Where This Came From
Nacho egg rolls mash up Mexican eats with classic American bar food. They first showed up in fusion spots around the US. Think Tex-Mex flavors with a crispy shell—no wonder folks go nuts for them at parties and football nights.
Common Recipe Questions
- → What keeps egg rolls from going soft?
Make sure to let any cooked beef drain off extra grease and don’t pack too much filling in each one. Cook 'til golden, then eat them hot for best crunch.
- → Can I prep these in advance?
Absolutely—put them together and stash in the fridge. When you’re ready, cook them in a skillet to get that crispy shell right before eating.

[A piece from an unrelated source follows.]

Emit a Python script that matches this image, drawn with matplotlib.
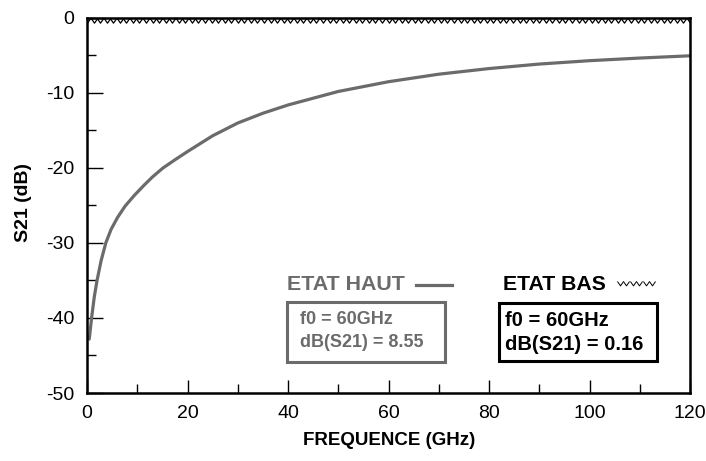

- → Which cheese should I throw in?
Nacho cheese sauce melts great, but shredded Monterey Jack or cheddar are top choices too if you want a different cheesy vibe.
- → How do I cut down on the heat?
Stick with mild taco mix and tomatoes with no chilies. You can skip or use fewer Doritos for a gentler kick.
- → Can these rolls go in the oven instead of a skillet?
For sure. Lightly oil them, bake at 425°F, flip once, and pull them out when they’re nicely crisp and brown.
- → Which dips taste awesome with these?
Try them with salsa, sour cream, jalapeño dip, or some guac—any of those will make the crunch and goo even better.